Word for word, copy all the data and drop the pictures.

▼

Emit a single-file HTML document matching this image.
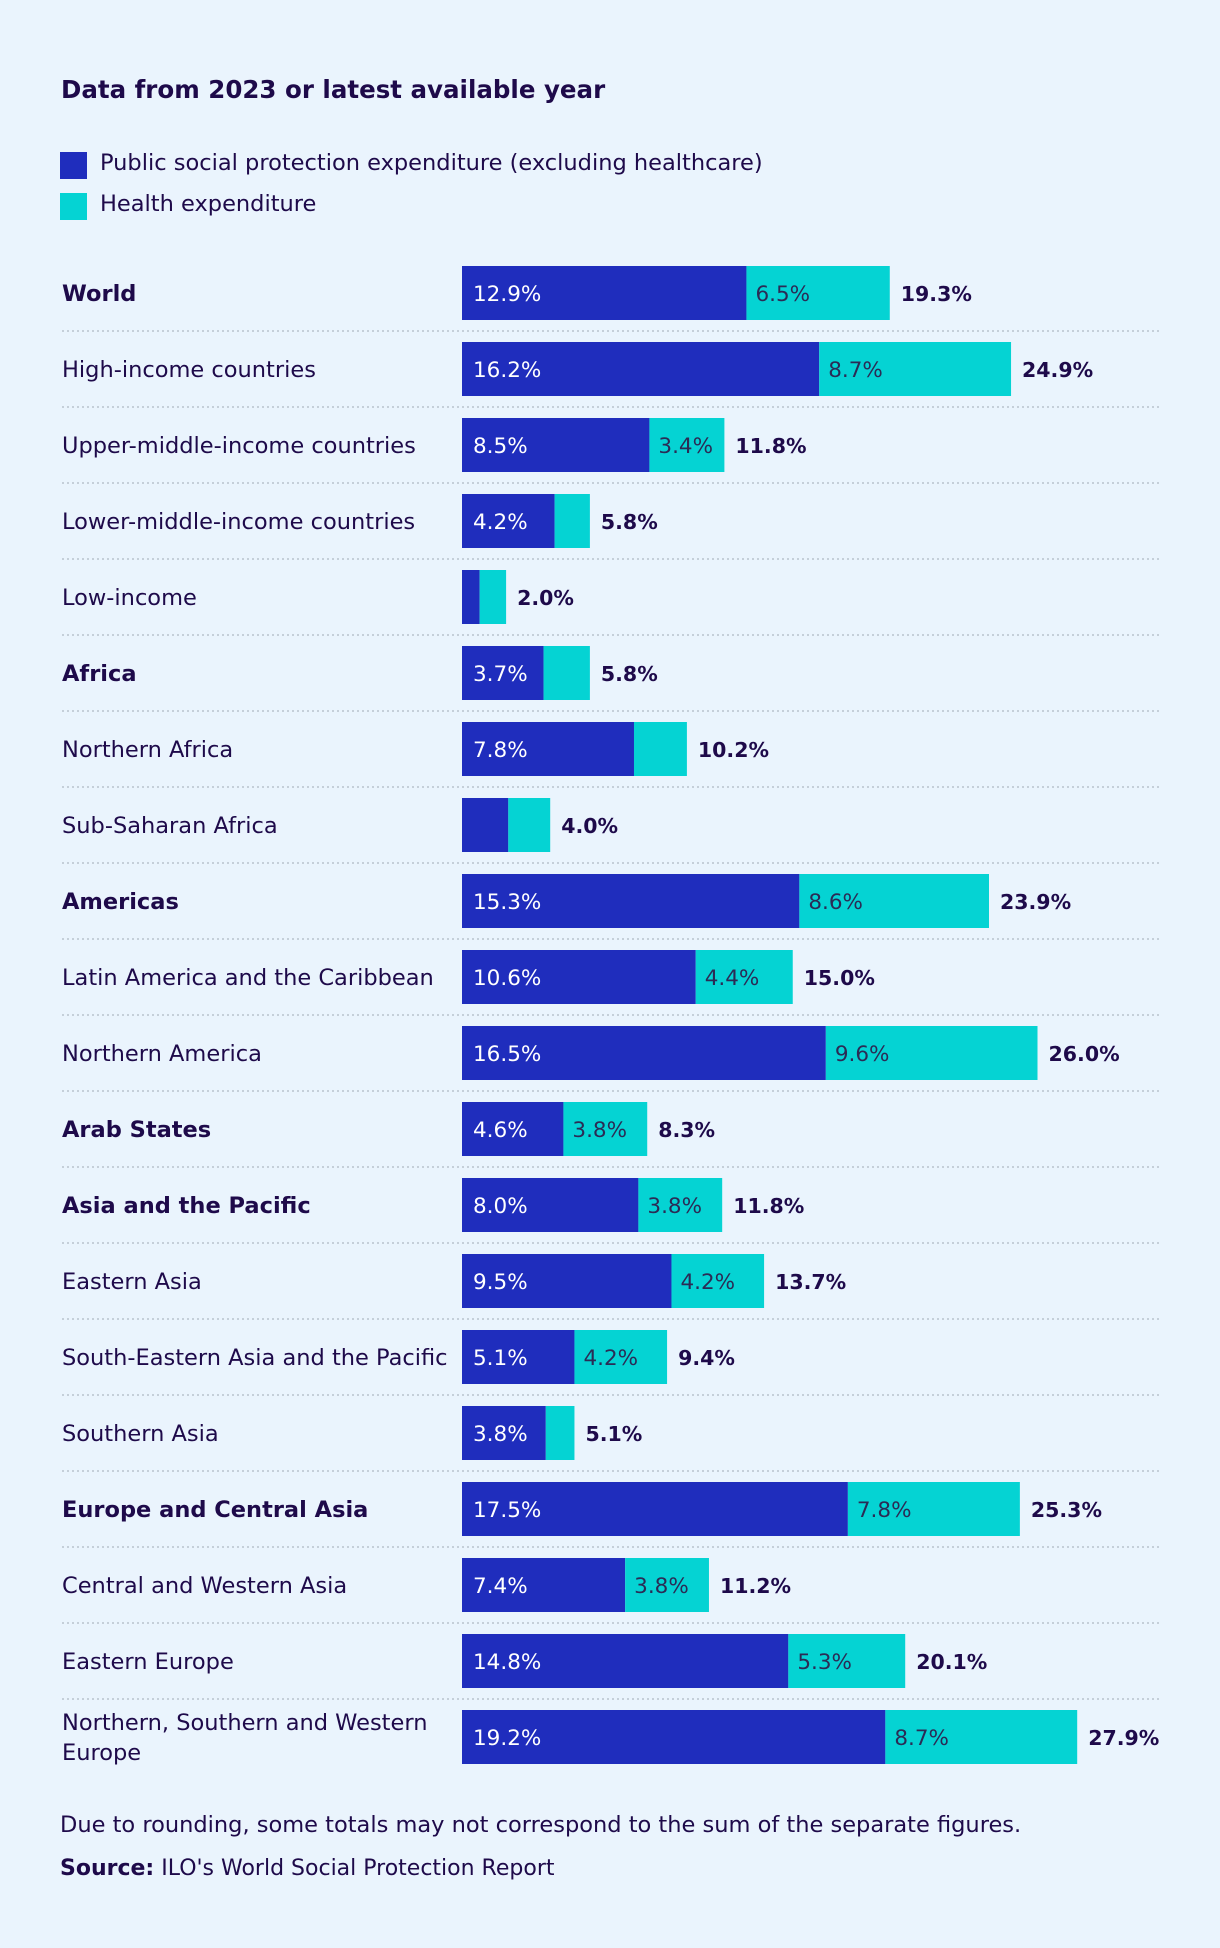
<!DOCTYPE html>
<html><head><meta charset="utf-8"><style>
body{margin:0;width:1220px;height:1948px;background:#eaf4fd;font-family:"DejaVu Sans","Liberation Sans",sans-serif;color:#1e0a4a;position:relative;overflow:hidden}
.t{position:absolute;white-space:nowrap}
</style></head><body>
<div class="t" style="left:61px;top:75px;font-size:24.5px;font-weight:bold">Data from 2023 or latest available year</div>
<div style="position:absolute;left:60px;top:152px;width:27px;height:27px;background:#1f2dbd"></div>
<div class="t" style="left:100px;top:150px;font-size:22.5px">Public social protection expenditure (excluding healthcare)</div>
<div style="position:absolute;left:60px;top:193px;width:27px;height:27px;background:#05d3d3"></div>
<div class="t" style="left:100px;top:191px;font-size:22.5px">Health expenditure</div>
<svg id="chart" width="1220" height="1800" style="position:absolute;left:0;top:0;font-family:'DejaVu Sans','Liberation Sans',sans-serif" xmlns="http://www.w3.org/2000/svg"></svg>
<div class="t" style="left:60px;top:1812px;font-size:22.5px">Due to rounding, some totals may not correspond to the sum of the separate figures.</div>
<div class="t" style="left:60px;top:1856px;font-size:22px"><b>Source:</b> ILO's World Social Protection Report</div>
<script>
const categories=["World","High-income countries","Upper-middle-income countries","Lower-middle-income countries","Low-income","Africa","Northern Africa","Sub-Saharan Africa","Americas","Latin America and the Caribbean","Northern America","Arab States","Asia and the Pacific","Eastern Asia","South-Eastern Asia and the Pacific","Southern Asia","Europe and Central Asia","Central and Western Asia","Eastern Europe","Northern, Southern and Western Europe"];
const boldRows=[1,0,0,0,0,1,0,0,1,0,0,1,1,0,0,0,1,0,0,0];
const socialValues=[12.9,16.2,8.5,4.2,0.8,3.7,7.8,2.1,15.3,10.6,16.5,4.6,8.0,9.5,5.1,3.8,17.5,7.4,14.8,19.2];
const healthValues=[6.5,8.7,3.4,1.6,1.2,2.1,2.4,1.9,8.6,4.4,9.6,3.8,3.8,4.2,4.2,1.3,7.8,3.8,5.3,8.7];
const totalValues=[19.3,24.9,11.8,5.8,2.0,5.8,10.2,4.0,23.9,15.0,26.0,8.3,11.8,13.7,9.4,5.1,25.3,11.2,20.1,27.9];
const NS="http://www.w3.org/2000/svg",svg=document.getElementById('chart');
const x0=462,pxPer=22.05,y0=266,pitch=76,bh=54;
const xs=v=>x0+v*pxPer, ys=i=>y0+i*pitch;
function mk(t,a){const e=document.createElementNS(NS,t);for(const k in a)e.setAttribute(k,a[k]);svg.appendChild(e);return e;}
categories.forEach((c,i)=>{
 const y=ys(i),cy=y+bh/2+8;
 if(i>0){const d=mk('line',{x1:62,x2:1160,y1:y-11,y2:y-11,stroke:'#c5cfd9','stroke-width':2,'stroke-dasharray':'2 3'});
 
 }
 const s=socialValues[i],h=healthValues[i],tot=totalValues[i];
 const b1=mk('rect',{x:xs(0),y:y,width:xs(s)-xs(0),height:bh,fill:'#1f2dbd'});
 
 
 const b2=mk('rect',{x:xs(s),y:y,width:xs(s+h)-xs(s),height:bh,fill:'#05d3d3'});
 
 
 if(i===19){
  const l=mk('text',{x:62,y:y+20,'font-size':22.5,fill:'#1e0a4a'});l.textContent="Northern, Southern and Western";
  
  
  const l2=mk('text',{x:62,y:y+50,'font-size':22.5,fill:'#1e0a4a'});l2.textContent="Europe";
  
  
 } else {
  const l=mk('text',{x:62,y:cy,'font-size':22.5,fill:'#1e0a4a','font-weight':boldRows[i]?'bold':'normal'});l.textContent=c;
  
  
 }
 if(s>=3){const t=mk('text',{x:xs(0)+11,y:cy,'font-size':21.5,fill:'#ffffff'});t.textContent=s.toFixed(1)+'%';
  
  }
 if(h>=3){const t=mk('text',{x:xs(s)+9,y:cy,'font-size':21.5,fill:'#2b2b55'});t.textContent=h.toFixed(1)+'%';
  
  }
 const t=mk('text',{x:xs(s+h)+11,y:cy,'font-size':20.5,'font-weight':'bold',fill:'#1e0a4a'});t.textContent=tot.toFixed(1)+'%';
 
 
});
</script>
</body></html>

▲

*Task output*.
Emit a single-file HTML document matching this image.
<!DOCTYPE html>
<html><head><meta charset="utf-8"><style>
body{margin:0;width:1220px;height:1948px;background:#eaf4fd;font-family:"DejaVu Sans","Liberation Sans",sans-serif;color:#1e0a4a;position:relative;overflow:hidden}
.t{position:absolute;white-space:nowrap}
</style></head><body>
<div class="t" style="left:61px;top:75px;font-size:24.5px;font-weight:bold">Data from 2023 or latest available year</div>
<div style="position:absolute;left:60px;top:152px;width:27px;height:27px;background:#1f2dbd"></div>
<div class="t" style="left:100px;top:150px;font-size:22.5px">Public social protection expenditure (excluding healthcare)</div>
<div style="position:absolute;left:60px;top:193px;width:27px;height:27px;background:#05d3d3"></div>
<div class="t" style="left:100px;top:191px;font-size:22.5px">Health expenditure</div>
<svg id="chart" width="1220" height="1800" style="position:absolute;left:0;top:0;font-family:'DejaVu Sans','Liberation Sans',sans-serif" xmlns="http://www.w3.org/2000/svg"></svg>
<div class="t" style="left:60px;top:1812px;font-size:22.5px">Due to rounding, some totals may not correspond to the sum of the separate figures.</div>
<div class="t" style="left:60px;top:1856px;font-size:22px"><b>Source:</b> ILO's World Social Protection Report</div>
<script>
const categories=["World","High-income countries","Upper-middle-income countries","Lower-middle-income countries","Low-income","Africa","Northern Africa","Sub-Saharan Africa","Americas","Latin America and the Caribbean","Northern America","Arab States","Asia and the Pacific","Eastern Asia","South-Eastern Asia and the Pacific","Southern Asia","Europe and Central Asia","Central and Western Asia","Eastern Europe","Northern, Southern and Western Europe"];
const boldRows=[1,0,0,0,0,1,0,0,1,0,0,1,1,0,0,0,1,0,0,0];
const socialValues=[12.9,16.2,8.5,4.2,0.8,3.7,7.8,2.1,15.3,10.6,16.5,4.6,8.0,9.5,5.1,3.8,17.5,7.4,14.8,19.2];
const healthValues=[6.5,8.7,3.4,1.6,1.2,2.1,2.4,1.9,8.6,4.4,9.6,3.8,3.8,4.2,4.2,1.3,7.8,3.8,5.3,8.7];
const totalValues=[19.3,24.9,11.8,5.8,2.0,5.8,10.2,4.0,23.9,15.0,26.0,8.3,11.8,13.7,9.4,5.1,25.3,11.2,20.1,27.9];
const NS="http://www.w3.org/2000/svg",svg=document.getElementById('chart');
const x0=462,pxPer=22.05,y0=266,pitch=76,bh=54;
const xs=v=>x0+v*pxPer, ys=i=>y0+i*pitch;
function mk(t,a){const e=document.createElementNS(NS,t);for(const k in a)e.setAttribute(k,a[k]);svg.appendChild(e);return e;}
categories.forEach((c,i)=>{
 const y=ys(i),cy=y+bh/2+8;
 if(i>0){const d=mk('line',{x1:62,x2:1160,y1:y-11,y2:y-11,stroke:'#c5cfd9','stroke-width':2,'stroke-dasharray':'2 3'});
 
 }
 const s=socialValues[i],h=healthValues[i],tot=totalValues[i];
 const b1=mk('rect',{x:xs(0),y:y,width:xs(s)-xs(0),height:bh,fill:'#1f2dbd'});
 
 
 const b2=mk('rect',{x:xs(s),y:y,width:xs(s+h)-xs(s),height:bh,fill:'#05d3d3'});
 
 
 if(i===19){
  const l=mk('text',{x:62,y:y+20,'font-size':22.5,fill:'#1e0a4a'});l.textContent="Northern, Southern and Western";
  
  
  const l2=mk('text',{x:62,y:y+50,'font-size':22.5,fill:'#1e0a4a'});l2.textContent="Europe";
  
  
 } else {
  const l=mk('text',{x:62,y:cy,'font-size':22.5,fill:'#1e0a4a','font-weight':boldRows[i]?'bold':'normal'});l.textContent=c;
  
  
 }
 if(s>=3){const t=mk('text',{x:xs(0)+11,y:cy,'font-size':21.5,fill:'#ffffff'});t.textContent=s.toFixed(1)+'%';
  
  }
 if(h>=3){const t=mk('text',{x:xs(s)+9,y:cy,'font-size':21.5,fill:'#2b2b55'});t.textContent=h.toFixed(1)+'%';
  
  }
 const t=mk('text',{x:xs(s+h)+11,y:cy,'font-size':20.5,'font-weight':'bold',fill:'#1e0a4a'});t.textContent=tot.toFixed(1)+'%';
 
 
});
</script>
</body></html>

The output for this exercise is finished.